What's being said, not who's saying it

 
I’m reading a book called ‘The Thought of Thomas Aquinas’, an academic monograph that costs £69. It doesn’t sound like a gripping read, does it? Yet, despite some quite difficult philosophical passages, it is actually very interesting.



Thomas Aquinas (1225—1274) was the greatest theologian and philosopher of the Middle Ages, and possibly the greatest theologian of all time. We probably owe far more to him than we realize — in some cases, negatively, through rejection of his ideas!

However, I’m not here concerned with his theology.

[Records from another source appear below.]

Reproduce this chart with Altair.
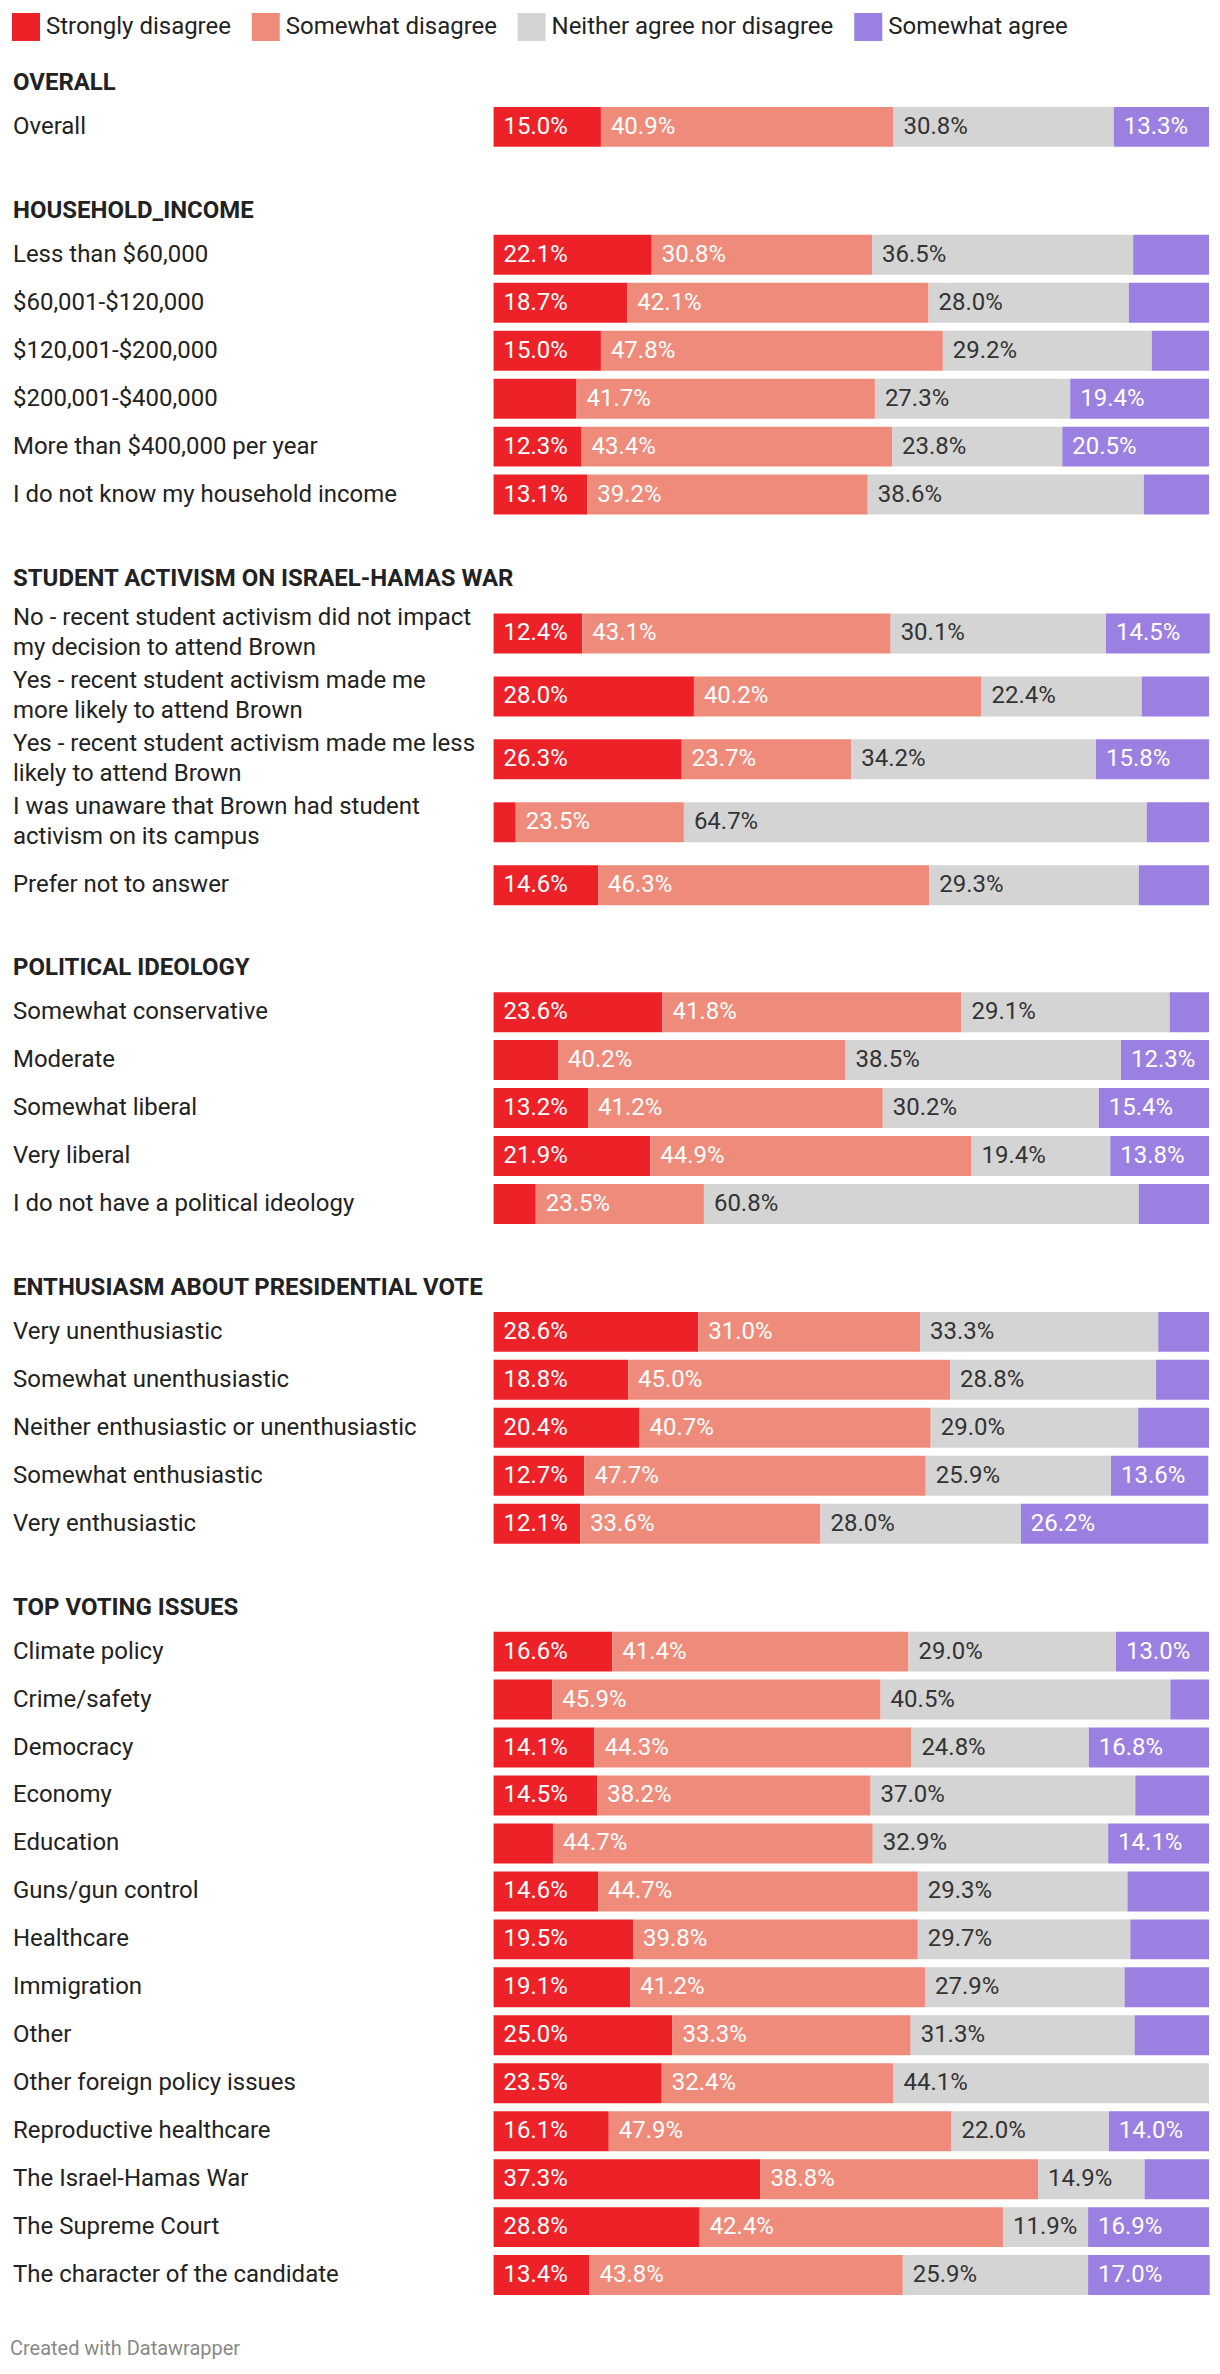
import altair as alt
import pandas as pd

CATEGORIES = ["Strongly disagree", "Somewhat disagree", "Neither agree nor disagree", "Somewhat agree"]
COLORS = ["#ed2228", "#ee8b7b", "#d4d4d4", "#9b80e1"]

# ---- OVERALL
overall_labels = ["Overall"]
overall_strong = [15.0]
overall_some = [40.9]
overall_neither = [30.8]
overall_agree = [13.3]

# ---- HOUSEHOLD_INCOME
income_labels = ["Less than $60,000", "$60,001-$120,000", "$120,001-$200,000",
                 "$200,001-$400,000", "More than $400,000 per year",
                 "I do not know my household income"]
income_strong = [22.1, 18.7, 15.0, 11.6, 12.3, 13.1]
income_some = [30.8, 42.1, 47.8, 41.7, 43.4, 39.2]
income_neither = [36.5, 28.0, 29.2, 27.3, 23.8, 38.6]
income_agree = [10.6, 11.2, 8.0, 19.4, 20.5, 9.1]

# ---- STUDENT ACTIVISM ON ISRAEL-HAMAS WAR
activism_labels = ["No - recent student activism did not impact\nmy decision to attend Brown",
                   "Yes - recent student activism made me\nmore likely to attend Brown",
                   "Yes - recent student activism made me less\nlikely to attend Brown",
                   "I was unaware that Brown had student\nactivism on its campus",
                   "Prefer not to answer"]
activism_strong = [12.4, 28.0, 26.3, 3.1, 14.6]
activism_some = [43.1, 40.2, 23.7, 23.5, 46.3]
activism_neither = [30.1, 22.4, 34.2, 64.7, 29.3]
activism_agree = [14.5, 9.4, 15.8, 8.7, 9.8]

# ---- POLITICAL IDEOLOGY
ideology_labels = ["Somewhat conservative", "Moderate", "Somewhat liberal", "Very liberal",
                   "I do not have a political ideology"]
ideology_strong = [23.6, 9.0, 13.2, 21.9, 5.9]
ideology_some = [41.8, 40.2, 41.2, 44.9, 23.5]
ideology_neither = [29.1, 38.5, 30.2, 19.4, 60.8]
ideology_agree = [5.5, 12.3, 15.4, 13.8, 9.8]

# ---- ENTHUSIASM ABOUT PRESIDENTIAL VOTE
enthus_labels = ["Very unenthusiastic", "Somewhat unenthusiastic",
                 "Neither enthusiastic or unenthusiastic", "Somewhat enthusiastic",
                 "Very enthusiastic"]
enthus_strong = [28.6, 18.8, 20.4, 12.7, 12.1]
enthus_some = [31.0, 45.0, 40.7, 47.7, 33.6]
enthus_neither = [33.3, 28.8, 29.0, 25.9, 28.0]
enthus_agree = [7.1, 7.4, 9.9, 13.6, 26.2]

# ---- TOP VOTING ISSUES
issues_labels = ["Climate policy", "Crime/safety", "Democracy", "Economy", "Education",
                 "Guns/gun control", "Healthcare", "Immigration", "Other",
                 "Other foreign policy issues", "Reproductive healthcare",
                 "The Israel-Hamas War", "The Supreme Court", "The character of the candidate"]
issues_strong = [16.6, 8.2, 14.1, 14.5, 8.3, 14.6, 19.5, 19.1, 25.0, 23.5, 16.1, 37.3, 28.8, 13.4]
issues_some = [41.4, 45.9, 44.3, 38.2, 44.7, 44.7, 39.8, 41.2, 33.3, 32.4, 47.9, 38.8, 42.4, 43.8]
issues_neither = [29.0, 40.5, 24.8, 37.0, 32.9, 29.3, 29.7, 27.9, 31.3, 44.1, 22.0, 14.9, 11.9, 25.9]
issues_agree = [13.0, 5.4, 16.8, 10.3, 14.1, 11.4, 11.0, 11.8, 10.4, 0.0, 14.0, 9.0, 16.9, 17.0]

FONT = "Roboto"
FS = 24
LINE_H = 30
PLOT_W = 1198
XSCALE = alt.Scale(domain=[0, 100], range=[482, 1198], nice=False, zero=False)

LEGEND = alt.Legend(title=None, orient="top", direction="horizontal", symbolType="square",
                    symbolSize=784, symbolStrokeWidth=0, labelFont=FONT, labelFontSize=FS,
                    labelColor="#222222", columnPadding=20, labelOffset=6, padding=0,
                    offset=30, symbolOpacity=1, labelLimit=0)


def build_df(labels, series):
    rows = []
    for i, lab in enumerate(labels):
        for ci, cat in enumerate(CATEGORIES):
            rows.append({"label": lab, "category": cat, "order": ci, "value": series[ci][i]})
    return pd.DataFrame(rows)


def section(title, labels, series, yscale, height):
    df = build_df(labels, series)
    y = alt.Y("label:N", sort=labels, axis=None, scale=yscale)
    base = alt.Chart(df).transform_filter("datum.value > 0").transform_stack(
        stack="value", groupby=["label"], as_=["x0", "x1"],
        sort=[alt.SortField("order", order="ascending")])
    bars = base.mark_bar().encode(
        x=alt.X("x0:Q", scale=XSCALE, axis=None),
        x2="x1:Q",
        y=y,
        color=alt.Color("category:N", scale=alt.Scale(domain=CATEGORIES, range=COLORS),
                        legend=LEGEND),
    )
    vals = base.transform_filter("datum.value >= 11.85").transform_calculate(
        txt="format(datum.value, '.1f') + '%'"
    ).mark_text(align="left", baseline="middle", dx=10, font=FONT, fontSize=FS).encode(
        x=alt.X("x0:Q", scale=XSCALE, axis=None),
        y=y,
        text="txt:N",
        color=alt.condition("datum.category == 'Neither agree nor disagree'",
                            alt.value("#333333"), alt.value("#ffffff")),
    )
    lab_base = alt.Chart(pd.DataFrame({"label": labels}))
    labs_one = lab_base.transform_filter("indexof(datum.label, '\\n') < 0").mark_text(
        align="left", baseline="middle", font=FONT, fontSize=FS, color="#222222"
    ).encode(x=alt.value(1), y=y, text="label:N")
    labs_two = lab_base.transform_filter("indexof(datum.label, '\\n') >= 0").mark_text(
        align="left", baseline="middle", lineBreak="\n", lineHeight=LINE_H,
        dy=-LINE_H / 2, font=FONT, fontSize=FS, color="#222222"
    ).encode(x=alt.value(1), y=y, text="label:N")
    return alt.layer(bars, vals, labs_one, labs_two).properties(
        width=PLOT_W, height=height,
        title=alt.TitleParams(title, anchor="start", font=FONT, fontSize=FS,
                              fontWeight="bold", color="#222222", offset=8, dx=1),
    )


def normal_scale():
    return alt.Scale(paddingInner=8 / 48, paddingOuter=4 / 48)


def tall_scale():
    step = 63
    return alt.Scale(paddingInner=23 / step, paddingOuter=9 / step, align=15 / 18)


charts = [
    section("OVERALL", overall_labels,
            [overall_strong, overall_some, overall_neither, overall_agree],
            normal_scale(), 48 * len(overall_labels)),
    section("HOUSEHOLD_INCOME", income_labels,
            [income_strong, income_some, income_neither, income_agree],
            normal_scale(), 48 * len(income_labels)),
    section("STUDENT ACTIVISM ON ISRAEL-HAMAS WAR", activism_labels,
            [activism_strong, activism_some, activism_neither, activism_agree],
            tall_scale(), 310),
    section("POLITICAL IDEOLOGY", ideology_labels,
            [ideology_strong, ideology_some, ideology_neither, ideology_agree],
            normal_scale(), 48 * len(ideology_labels)),
    section("ENTHUSIASM ABOUT PRESIDENTIAL VOTE", enthus_labels,
            [enthus_strong, enthus_some, enthus_neither, enthus_agree],
            normal_scale(), 48 * len(enthus_labels)),
    section("TOP VOTING ISSUES", issues_labels,
            [issues_strong, issues_some, issues_neither, issues_agree],
            normal_scale(), 48 * len(issues_labels)),
]

chart = alt.vconcat(*charts, spacing=48).properties(
    title=alt.TitleParams("Created with Datawrapper", orient="bottom", anchor="start",
                          font=FONT, fontSize=20, fontWeight="normal", color="#888888",
                          offset=40, dx=-2),
    padding={"left": 2, "top": 4, "right": 2, "bottom": 10},
).configure_view(stroke=None)

chart.save("out.html", embed_options={"renderer": "svg", "actions": False})
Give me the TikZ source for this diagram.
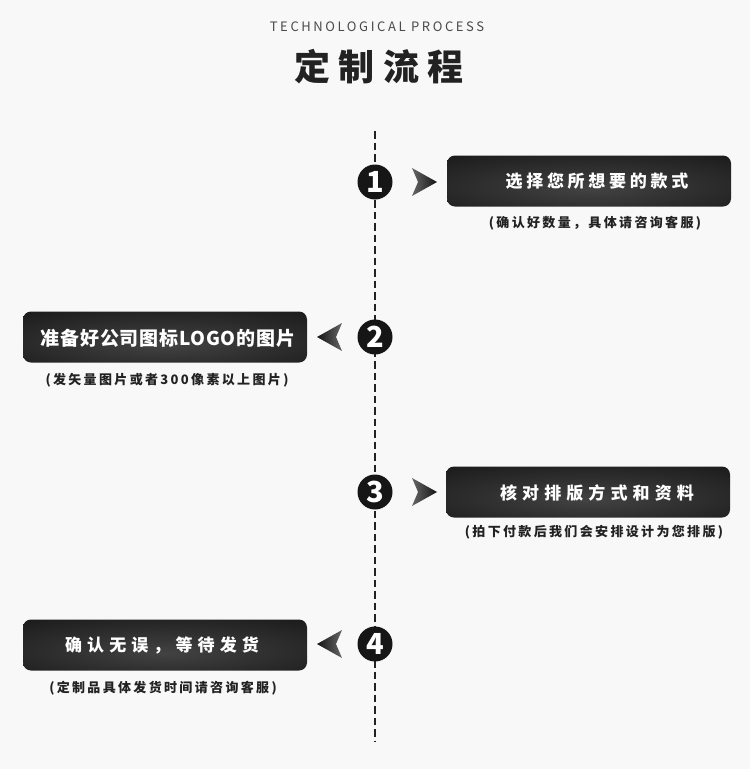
\documentclass[tikz,border=0pt]{standalone}
\usepackage{fontspec}
\setmainfont{Noto Sans CJK SC}
\newfontfamily\myen{Noto Sans CJK SC}[LetterSpace=20]
\newfontfamily\mytitle{Noto Sans CJK SC}[LetterSpace=24]
\newfontfamily\myboxa{Noto Sans CJK SC}[LetterSpace=22]
\newfontfamily\myboxc{Noto Sans CJK SC}[LetterSpace=30]
\newfontfamily\myboxb{Noto Sans CJK SC}[LetterSpace=4]
\newfontfamily\mysub{Noto Sans CJK SC}[LetterSpace=18]
\definecolor{bg}{HTML}{F8F8F8}
\definecolor{txt}{HTML}{222222}
\definecolor{gr}{HTML}{4A4A4A}
\definecolor{circ}{HTML}{161616}
\pgfdeclareradialshading{boxshade}{\pgfpoint{0bp}{-8bp}}{color(0bp)=(black!74); color(50bp)=(black!94); color(75bp)=(black!94)}
\begin{document}
\begin{tikzpicture}[x=1pt,y=-1pt,
  boxst/.style={rounded corners=8pt, minimum width=284pt, minimum height=51pt, inner sep=0pt, shading=boxshade},
  numst/.style={circle, fill=circ, minimum size=35pt, inner sep=0pt, text=white, font=\bfseries\fontsize{29}{30}\selectfont},
  arrR/.style={left color=black!60, right color=black!92},
  arrL/.style={left color=black!92, right color=black!60},
  boxtxt/.style={text=white, inner sep=0pt, font=\bfseries\fontsize{17}{20}\selectfont},
  subtxt/.style={text=txt, inner sep=0pt, font=\mysub\bfseries\fontsize{13}{16}\selectfont},
  timeline/.style={draw=txt, line width=2pt, dash pattern=on 7.5pt off 4pt}
]
\useasboundingbox (0,0) rectangle (750,769);
\fill[bg] (0,0) rectangle (750,769);
\node[text=gr, font=\myen\fontsize{13}{15}\selectfont] (en) at (377,27) {TECHNOLOGICAL PROCESS};
\node[text=txt, font=\mytitle\bfseries\fontsize{36}{40}\selectfont] (title) at (379,67) {定制流程};
\coordinate (top) at (375,131);
\coordinate (bot) at (375,741);
\draw[timeline] (top) -- (bot);
% circles
\node[numst] (c1) at (375,182) {1};
\node[numst] (c2) at (375,337) {2};
\node[numst] (c3) at (375,492) {3};
\node[numst] (c4) at (375,644) {4};
% arrows
\shade[arrR, shift={(c1.center)}] (37,-14) -- (62,0) -- (37,14) -- (43,0) -- cycle;
\shade[arrL, shift={(c2.center)}] (-33,-14) -- (-58,0) -- (-33,14) -- (-39,0) -- cycle;
\shade[arrR, shift={(c3.center)}] (37,-14) -- (62,0) -- (37,14) -- (43,0) -- cycle;
\shade[arrL, shift={(c4.center)}] (-33,-14) -- (-58,0) -- (-33,14) -- (-39,0) -- cycle;
% boxes
\node[boxst] (b1) at (589,181) {};
\node[boxst] (b2) at (165,337) {};
\node[boxst] (b3) at (588,492) {};
\node[boxst] (b4) at (165,645) {};
% box texts
\node[boxtxt, font=\myboxa\bfseries\fontsize{17}{20}\selectfont] (t1) at (597,181) {选择您所想要的款式};
\node[boxtxt, font=\myboxb\bfseries\fontsize{19}{22}\selectfont] (t2) at (168,338) {准备好公司图标LOGO的图片};
\node[boxtxt, font=\myboxc\bfseries\fontsize{17}{20}\selectfont] (t3) at (597,493) {核对排版方式和资料};
\node[boxtxt, font=\myboxc\bfseries\fontsize{17}{20}\selectfont] (t4) at (162,645) {确认无误，等待发货};
% subtitles
\node[subtxt] (s1) at (595,223) {(确认好数量，具体请咨询客服)};
\node[subtxt] (s2) at (167,380) {(发矢量图片或者300像素以上图片)};
\node[subtxt] (s3) at (594,532) {(拍下付款后我们会安排设计为您排版)};
\node[subtxt] (s4) at (163,688) {(定制品具体发货时间请咨询客服)};
\end{tikzpicture}
\end{document}
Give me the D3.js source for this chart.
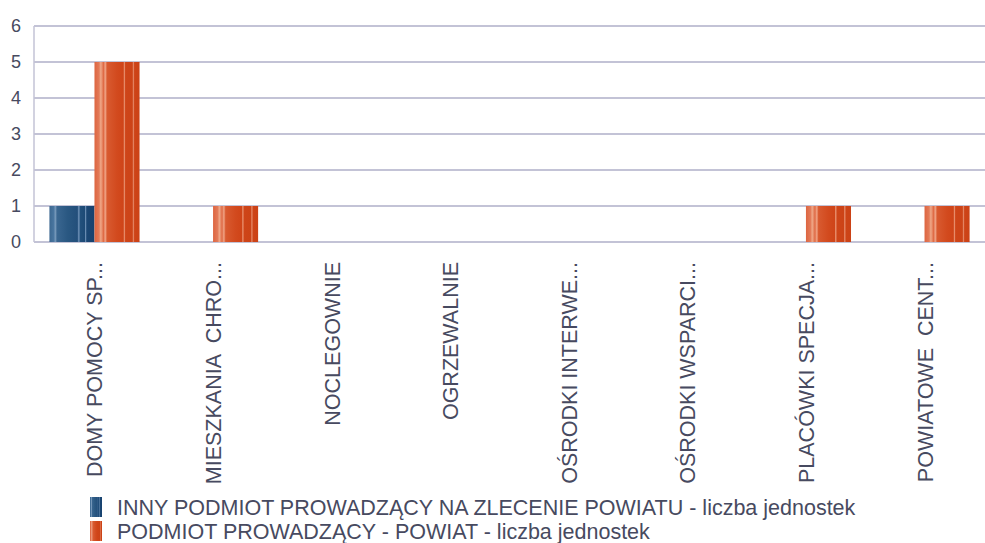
<!DOCTYPE html>
<html>
<head>
<meta charset="utf-8">
<script src="https://cdn.jsdelivr.net/npm/d3@7"></script>
<style>
  body { margin: 0; background: #fff; }
  text { font-family: "Liberation Sans", Arial, sans-serif; fill: #474a60; }
</style>
</head>
<body>
<svg id="chart" width="985" height="543"></svg>
<script>
(function() {
    const categories = [
        "DOMY POMOCY SP...",
        "MIESZKANIA  CHRO...",
        "NOCLEGOWNIE",
        "OGRZEWALNIE",
        "OŚRODKI INTERWE...",
        "OŚRODKI WSPARCI...",
        "PLACÓWKI SPECJA...",
        "POWIATOWE  CENT..."
    ];
    const seriesNames = [
        "INNY PODMIOT PROWADZĄCY NA ZLECENIE POWIATU - liczba jednostek",
        "PODMIOT PROWADZĄCY - POWIAT - liczba jednostek"
    ];
    const innyValues = [1, 0, 0, 0, 0, 0, 0, 0];
    const powiatValues = [5, 1, 0, 0, 0, 0, 1, 1];
    const yTicks = [0, 1, 2, 3, 4, 5, 6];

    const width = 985;
    const left = 34, top = 26, bottom = 242;

    const svg = d3.select("#chart");
    const defs = svg.append("defs");

    // stripy fills, like the original office-chart bars
    const gradients = [
        { id: "gBlue", stops: [
            [0, "#3d6891"], [0.1, "#4a76a0"], [0.13, "#7b9cbd"], [0.17, "#3a6690"],
            [0.4, "#2a5882"], [0.62, "#234f7b"], [0.65, "#6d90b6"], [0.69, "#22507c"],
            [0.78, "#1d4a76"], [0.8, "#6a8db3"], [0.83, "#1b4774"], [1, "#17416e"]
        ]},
        { id: "gOrange", stops: [
            [0, "#dd6540"], [0.1, "#e37a58"], [0.14, "#efa888"], [0.2, "#df6a45"],
            [0.24, "#f0a486"], [0.28, "#d85a30"], [0.5, "#d24a1e"], [0.64, "#cf4418"],
            [0.66, "#ec9a7a"], [0.69, "#ce4519"], [0.84, "#cc4317"], [0.86, "#e89070"],
            [0.89, "#cd4418"], [1, "#cb4216"]
        ]}
    ];
    gradients.forEach(gr => {
        const lg = defs.append("linearGradient")
            .attr("id", gr.id)
            .attr("x1", "0").attr("x2", "1").attr("y1", "0").attr("y2", "0");
        lg.selectAll("stop").data(gr.stops).enter().append("stop")
            .attr("offset", d => d[0])
            .attr("stop-color", d => d[1]);
    });
    const fills = ["url(#gBlue)", "url(#gOrange)"];

    const x = d3.scaleBand().domain(categories).range([left, width]).paddingInner(0.24).paddingOuter(0.13);
    const xInner = d3.scaleBand().domain([0, 1]).range([0, x.bandwidth()]);
    const y = d3.scaleLinear().domain([0, 6]).range([bottom, top]);

    // gridlines
    svg.append("g").selectAll("line")
        .data(yTicks).enter().append("line")
        .attr("x1", left).attr("x2", width)
        .attr("y1", d => y(d)).attr("y2", d => y(d))
        .attr("stroke", "#c3c3d6")
        .attr("stroke-width", 2);

    svg.append("line")
        .attr("x1", left).attr("x2", left)
        .attr("y1", y(6)).attr("y2", y(0))
        .attr("stroke", "#c3c3d6")
        .attr("stroke-width", 1.5);

    // y tick labels
    svg.append("g").selectAll("text")
        .data(yTicks).enter().append("text")
        .attr("x", 21)
        .attr("y", d => y(d))
        .attr("dy", "0.36em")
        .attr("text-anchor", "end")
        .style("font-size", "18px")
        .text(d => d);

    // bars
    const series = [innyValues, powiatValues];
    series.forEach((vals, si) => {
        svg.append("g").selectAll("rect")
            .data(vals.map((v, i) => ({ cat: categories[i], v: v })).filter(d => d.v > 0))
            .enter().append("rect")
            .attr("x", d => x(d.cat) + xInner(si))
            .attr("width", xInner.bandwidth())
            .attr("y", d => y(d.v))
            .attr("height", d => y(0) - y(d.v))
            .attr("fill", fills[si]);
    });

    // category labels, rotated
    svg.append("g").selectAll("text")
        .data(categories).enter().append("text")
        .attr("transform", d => `translate(${x(d) + x.bandwidth() / 2 + 8},262) rotate(-90)`)
        .attr("text-anchor", "end")
        .style("font-size", "21.5px")
        .style("white-space", "pre")
        .text(d => d);

    // legend
    const legend = svg.append("g");
    seriesNames.forEach((name, i) => {
        legend.append("rect")
            .attr("x", 90).attr("y", 497 + i * 24)
            .attr("width", 12).attr("height", 20)
            .attr("fill", fills[i]);
        legend.append("text")
            .attr("x", 117).attr("y", 515 + i * 24)
            .style("font-size", "21.5px")
            .text(name);
    });
})();
</script>
</body>
</html>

I just want to share some things that Brian Davies, the author of the book, has to say about Thomas Aquinas as ‘saint and thinker’. I think some people might find these encouraging from the point of view of Christian writing.

Brian Davies says, firstly, that Aquinas was enormously inquisitive. 
He is always asking ‘Why?’ or ‘What?’ One might even say that Aquinas’s whole system rests on a question. This is because the most important element in his thinking is God, and because God, for him, is an answer to puzzlement…, an answer which leaves us with yet more questions. Aquinas is not content simply to say that God is. He wants to explore the divine in as many ways as possible.

And, secondly, he stresses Aquinas’s great concern to communicate ideas, which is clearly shown in his prose style. He is not like some theological authors, e.g. St Augustine, whose writing rises to the heights of literature. Nevertheless:
He writes with impeccable clarity, which says much for his cast of mind. It shows him to be someone wanting us to see what he is talking about rather than wanting us to see him talking about it. It shows him concerned with what is being said rather than who is saying it.

I think that this is an admirable aim for all of us.

A third thing he tells us is that Aquinas was very open-minded:
He was a cautious thinker not given to supposing that any one authority has all the answers. He quotes eminent sources, but he can also see fit to disagree with them on occasion…. Far from thinking that all wisdom resides in a single school of thought, his desire seems to have been to draw, with gratitude for diversity, on as much as was available to him.

Not bad for the thirteenth century! 

Comments

  1. This truly is an excellent standard for a nonfiction writer of today, like myself! (Sheila Robinson aka SC Skillman)

    ReplyDelete
  2. Lovely post, Philologus! I love open minded people. That is the way our Lord Jesus would like us all to be. Blessings.